Keeping Yavapai County whole is key to this scheme. There is a cost to the county: The Draft Maps take away one of the county’s Congressional representatives and three of its legislators, reducing its voice in Congress and the Legislature. But Yavapai County’s sacrifice solidifies Republican majorities in the state legislature for the next 10 years and unseats a popular, moderate Democratic Congressman. Not surprisingly, at an IRC public hearing in Prescott Valley, Ken Bennett — last seen as spokesperson for the Fraudit — appeared to support this gerrymander.

In Prescott Valley and at other hearings in Northern Arizona, Republicans rounded up testimony in support of making the Draft Maps based on a disinformation campaign. They asserted that splitting Yavapai County into two districts as it has been for the last 10 years is suddenly wrong because the county provides countywide services like libraries, a community college, a sheriff, and building codes, and everyone pays property taxes in Prescott. Many of the speakers seemed to think the IRC was redrawing their county boundary instead of Congressional and Legislative districts. Some criticized Coconino County Supervisors for invading Yavapai’s “sovereignty” because Coconino County submitted an alternative map proposal. What baloney!
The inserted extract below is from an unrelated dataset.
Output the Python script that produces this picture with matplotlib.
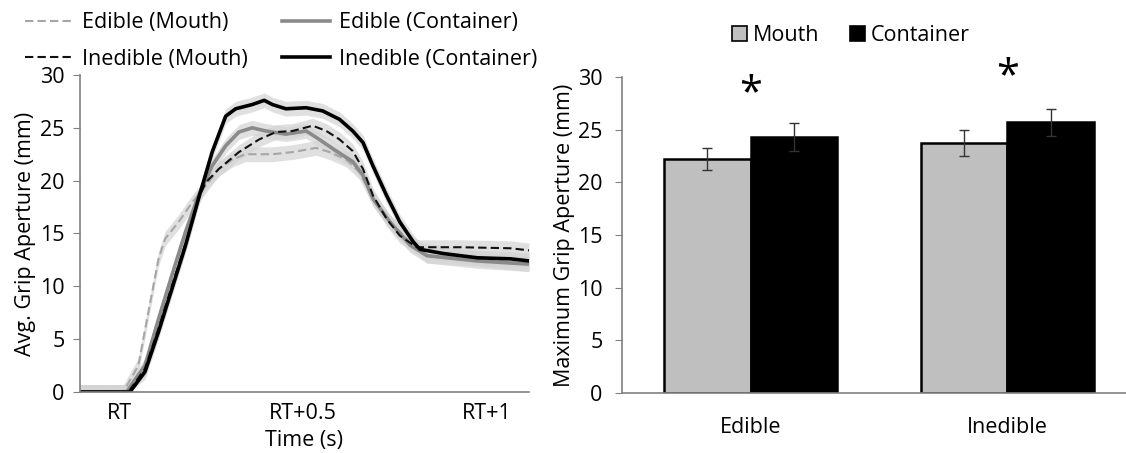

Whether there are competitive districts in Northern Arizona or not, Prescott and the Quad Cities of Yavapai County will be in Republican-dominated districts. Why then do four Republican Yavapai County Supervisors support Draft Maps that reduce their county’s power in Congress and the Legislature by half? The only explanation can be that they have greater loyalty to the new radical Republican Party than they do to Yavapai County, whose interests they have taken an oath to serve. (The 5th Supervisor, a Democrat, issued a statement saying she urges the commission to create competitive maps.)

Let’s hope the Independent Chair of our Redistricting Commission follows the direction of the voters and the constitutional requirement to create fair and competitive maps. Redrawing the lines in Northern Arizona is a step in that direction.